▶ Prompt:
From the entries below, print exactly the span beginning with the line holding "Recreate this image" and ending with the line holding "from matplotlib.ticker import MultipleLocator", endpoints included, and skip any pictures.
╭──
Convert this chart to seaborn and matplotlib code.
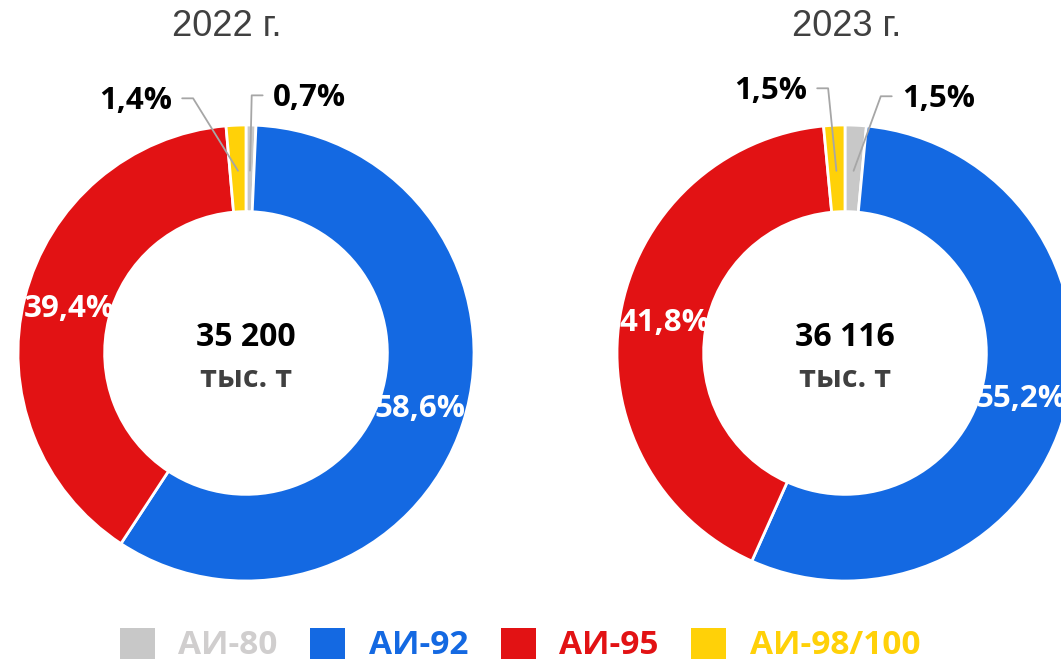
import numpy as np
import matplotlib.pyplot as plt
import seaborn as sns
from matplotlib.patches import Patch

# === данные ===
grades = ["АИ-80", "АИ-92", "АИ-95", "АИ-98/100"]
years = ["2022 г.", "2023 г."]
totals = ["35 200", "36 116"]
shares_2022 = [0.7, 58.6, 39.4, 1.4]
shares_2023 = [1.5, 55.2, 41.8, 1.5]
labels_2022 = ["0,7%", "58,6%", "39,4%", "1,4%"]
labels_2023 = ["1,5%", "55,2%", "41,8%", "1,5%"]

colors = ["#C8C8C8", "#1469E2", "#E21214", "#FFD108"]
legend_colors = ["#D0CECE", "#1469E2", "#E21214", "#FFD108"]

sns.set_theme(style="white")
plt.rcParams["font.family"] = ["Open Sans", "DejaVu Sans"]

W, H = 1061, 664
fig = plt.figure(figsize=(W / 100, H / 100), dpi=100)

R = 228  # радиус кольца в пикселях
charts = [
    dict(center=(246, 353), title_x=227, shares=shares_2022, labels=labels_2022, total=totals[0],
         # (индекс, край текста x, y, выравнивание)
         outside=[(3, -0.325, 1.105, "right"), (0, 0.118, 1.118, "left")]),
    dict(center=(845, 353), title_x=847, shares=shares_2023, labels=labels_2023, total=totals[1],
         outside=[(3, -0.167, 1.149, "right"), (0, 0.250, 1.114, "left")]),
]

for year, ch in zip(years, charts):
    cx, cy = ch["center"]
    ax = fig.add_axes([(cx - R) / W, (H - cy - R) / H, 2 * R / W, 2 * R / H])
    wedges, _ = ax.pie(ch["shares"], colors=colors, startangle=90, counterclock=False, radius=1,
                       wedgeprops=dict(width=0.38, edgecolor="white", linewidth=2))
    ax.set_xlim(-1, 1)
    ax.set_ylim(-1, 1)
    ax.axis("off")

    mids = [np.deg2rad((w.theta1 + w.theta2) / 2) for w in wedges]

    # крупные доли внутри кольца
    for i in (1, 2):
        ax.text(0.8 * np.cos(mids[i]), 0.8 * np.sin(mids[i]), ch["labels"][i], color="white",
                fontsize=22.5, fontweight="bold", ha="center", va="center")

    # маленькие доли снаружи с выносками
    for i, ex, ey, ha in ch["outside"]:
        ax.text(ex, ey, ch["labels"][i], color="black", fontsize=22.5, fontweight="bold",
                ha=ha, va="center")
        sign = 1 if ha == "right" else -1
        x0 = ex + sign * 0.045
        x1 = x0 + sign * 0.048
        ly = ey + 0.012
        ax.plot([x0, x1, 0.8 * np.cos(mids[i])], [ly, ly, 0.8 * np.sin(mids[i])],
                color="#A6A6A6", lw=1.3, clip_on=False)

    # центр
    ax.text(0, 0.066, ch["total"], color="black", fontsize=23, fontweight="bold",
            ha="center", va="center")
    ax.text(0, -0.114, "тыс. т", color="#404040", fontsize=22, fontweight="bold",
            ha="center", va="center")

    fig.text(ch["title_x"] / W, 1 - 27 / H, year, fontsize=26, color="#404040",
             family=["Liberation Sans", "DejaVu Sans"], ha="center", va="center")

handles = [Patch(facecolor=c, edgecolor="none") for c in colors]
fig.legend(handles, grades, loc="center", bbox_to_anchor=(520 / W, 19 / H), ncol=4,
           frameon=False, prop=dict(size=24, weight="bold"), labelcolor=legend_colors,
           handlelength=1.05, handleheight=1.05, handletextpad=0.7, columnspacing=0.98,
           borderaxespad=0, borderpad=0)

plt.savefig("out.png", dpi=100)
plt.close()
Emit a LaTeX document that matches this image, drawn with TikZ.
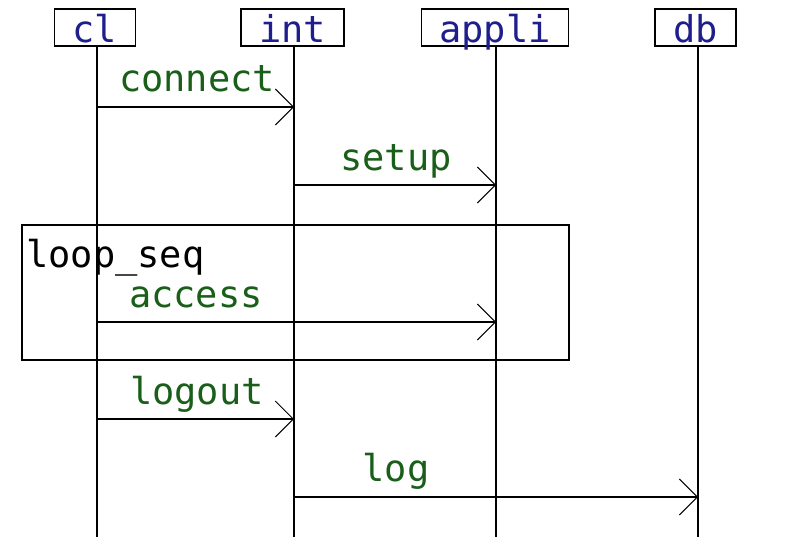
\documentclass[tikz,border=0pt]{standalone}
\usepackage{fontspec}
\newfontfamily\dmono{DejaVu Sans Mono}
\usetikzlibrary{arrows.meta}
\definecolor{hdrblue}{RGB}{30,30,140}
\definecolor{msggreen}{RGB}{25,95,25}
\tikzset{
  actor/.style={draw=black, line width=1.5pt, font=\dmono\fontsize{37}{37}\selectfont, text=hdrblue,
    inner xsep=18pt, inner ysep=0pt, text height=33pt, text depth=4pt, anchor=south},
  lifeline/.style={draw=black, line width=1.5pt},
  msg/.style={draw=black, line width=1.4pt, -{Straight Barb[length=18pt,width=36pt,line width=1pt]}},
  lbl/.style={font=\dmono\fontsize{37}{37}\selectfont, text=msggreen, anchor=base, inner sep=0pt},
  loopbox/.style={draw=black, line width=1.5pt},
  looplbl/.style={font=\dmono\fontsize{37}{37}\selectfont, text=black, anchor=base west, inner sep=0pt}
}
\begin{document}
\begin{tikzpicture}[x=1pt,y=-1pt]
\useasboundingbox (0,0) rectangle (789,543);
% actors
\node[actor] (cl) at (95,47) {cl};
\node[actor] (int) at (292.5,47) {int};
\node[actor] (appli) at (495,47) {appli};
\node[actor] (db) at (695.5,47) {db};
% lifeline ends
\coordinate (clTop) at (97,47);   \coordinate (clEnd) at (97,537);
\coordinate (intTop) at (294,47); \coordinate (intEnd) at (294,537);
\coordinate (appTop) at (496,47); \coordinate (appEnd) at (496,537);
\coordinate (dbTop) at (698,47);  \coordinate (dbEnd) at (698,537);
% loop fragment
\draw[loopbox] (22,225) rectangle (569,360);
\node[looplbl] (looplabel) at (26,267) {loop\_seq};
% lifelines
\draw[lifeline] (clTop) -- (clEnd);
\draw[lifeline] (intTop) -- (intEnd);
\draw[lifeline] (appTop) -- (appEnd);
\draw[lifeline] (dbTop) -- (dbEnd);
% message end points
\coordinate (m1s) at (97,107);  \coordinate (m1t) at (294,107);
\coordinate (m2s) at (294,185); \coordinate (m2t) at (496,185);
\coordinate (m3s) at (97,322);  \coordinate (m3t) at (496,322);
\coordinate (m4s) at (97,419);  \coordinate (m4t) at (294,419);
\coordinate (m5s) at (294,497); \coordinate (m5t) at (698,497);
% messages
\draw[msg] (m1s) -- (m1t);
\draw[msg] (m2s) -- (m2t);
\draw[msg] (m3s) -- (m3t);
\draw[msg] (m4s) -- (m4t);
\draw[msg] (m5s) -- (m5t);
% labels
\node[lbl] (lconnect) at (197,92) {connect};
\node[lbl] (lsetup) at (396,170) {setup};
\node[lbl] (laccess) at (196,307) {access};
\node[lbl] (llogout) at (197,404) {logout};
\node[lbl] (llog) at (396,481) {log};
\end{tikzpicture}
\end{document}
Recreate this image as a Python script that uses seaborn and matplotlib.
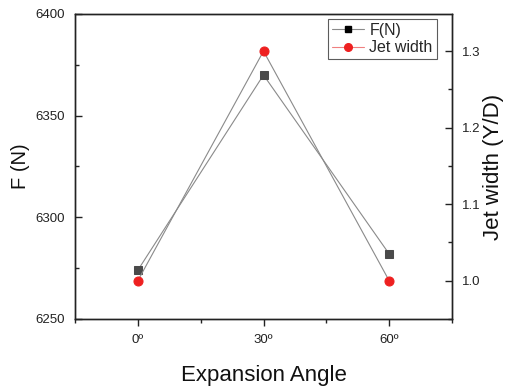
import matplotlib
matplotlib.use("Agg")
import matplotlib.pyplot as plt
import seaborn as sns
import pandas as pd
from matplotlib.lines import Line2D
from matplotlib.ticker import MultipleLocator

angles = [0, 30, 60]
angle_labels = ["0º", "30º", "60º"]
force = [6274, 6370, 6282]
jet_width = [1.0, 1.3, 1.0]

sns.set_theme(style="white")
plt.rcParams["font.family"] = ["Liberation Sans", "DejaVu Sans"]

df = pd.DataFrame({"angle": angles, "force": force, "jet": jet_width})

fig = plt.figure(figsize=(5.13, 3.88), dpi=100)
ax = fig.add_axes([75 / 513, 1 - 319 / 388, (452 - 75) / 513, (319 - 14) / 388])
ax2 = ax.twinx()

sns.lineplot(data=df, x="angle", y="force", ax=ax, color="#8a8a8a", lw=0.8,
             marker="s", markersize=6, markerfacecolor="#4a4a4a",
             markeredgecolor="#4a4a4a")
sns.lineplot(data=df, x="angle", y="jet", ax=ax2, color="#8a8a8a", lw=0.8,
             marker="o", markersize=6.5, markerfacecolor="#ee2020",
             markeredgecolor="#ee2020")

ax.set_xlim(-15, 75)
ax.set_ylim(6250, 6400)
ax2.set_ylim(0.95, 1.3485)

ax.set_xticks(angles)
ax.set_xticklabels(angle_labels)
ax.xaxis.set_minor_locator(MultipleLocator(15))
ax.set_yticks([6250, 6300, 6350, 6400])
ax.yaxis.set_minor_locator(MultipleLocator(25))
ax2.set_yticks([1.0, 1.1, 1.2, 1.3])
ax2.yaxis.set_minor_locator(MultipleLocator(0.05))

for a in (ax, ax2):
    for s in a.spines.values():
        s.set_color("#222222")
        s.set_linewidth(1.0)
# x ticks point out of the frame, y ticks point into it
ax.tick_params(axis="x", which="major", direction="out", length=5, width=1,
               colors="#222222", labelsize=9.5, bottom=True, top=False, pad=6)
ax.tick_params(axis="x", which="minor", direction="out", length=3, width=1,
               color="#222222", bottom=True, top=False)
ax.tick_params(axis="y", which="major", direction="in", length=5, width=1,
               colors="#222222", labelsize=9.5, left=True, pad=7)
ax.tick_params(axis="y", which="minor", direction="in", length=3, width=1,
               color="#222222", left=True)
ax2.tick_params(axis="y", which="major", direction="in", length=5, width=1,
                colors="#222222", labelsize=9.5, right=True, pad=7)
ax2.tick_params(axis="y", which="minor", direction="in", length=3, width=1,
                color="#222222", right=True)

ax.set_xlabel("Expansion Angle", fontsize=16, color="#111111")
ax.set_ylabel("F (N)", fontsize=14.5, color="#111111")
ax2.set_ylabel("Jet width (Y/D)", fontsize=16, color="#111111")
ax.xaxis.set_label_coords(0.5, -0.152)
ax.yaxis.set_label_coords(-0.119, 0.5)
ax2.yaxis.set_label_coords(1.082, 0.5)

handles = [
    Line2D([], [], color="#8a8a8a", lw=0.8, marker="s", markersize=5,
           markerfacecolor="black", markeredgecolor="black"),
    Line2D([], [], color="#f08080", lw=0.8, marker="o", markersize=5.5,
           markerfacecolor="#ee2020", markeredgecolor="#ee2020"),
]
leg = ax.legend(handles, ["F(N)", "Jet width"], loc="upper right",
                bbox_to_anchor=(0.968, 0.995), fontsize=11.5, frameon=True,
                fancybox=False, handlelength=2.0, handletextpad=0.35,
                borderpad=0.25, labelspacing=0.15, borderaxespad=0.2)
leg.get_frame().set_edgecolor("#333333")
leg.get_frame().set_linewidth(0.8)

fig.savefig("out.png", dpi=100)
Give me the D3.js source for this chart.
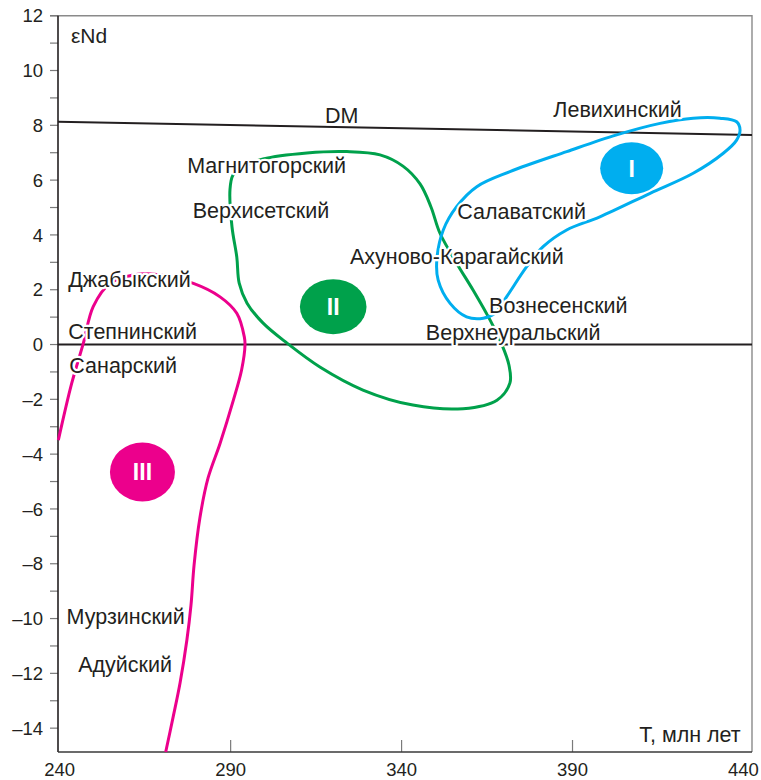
╰──
▶ Solution to this problem:
Recreate this image as a Python script that uses seaborn and matplotlib.
import matplotlib
matplotlib.use("Agg")
import matplotlib.pyplot as plt
import seaborn as sns
import pandas as pd
from matplotlib.lines import Line2D
from matplotlib.ticker import MultipleLocator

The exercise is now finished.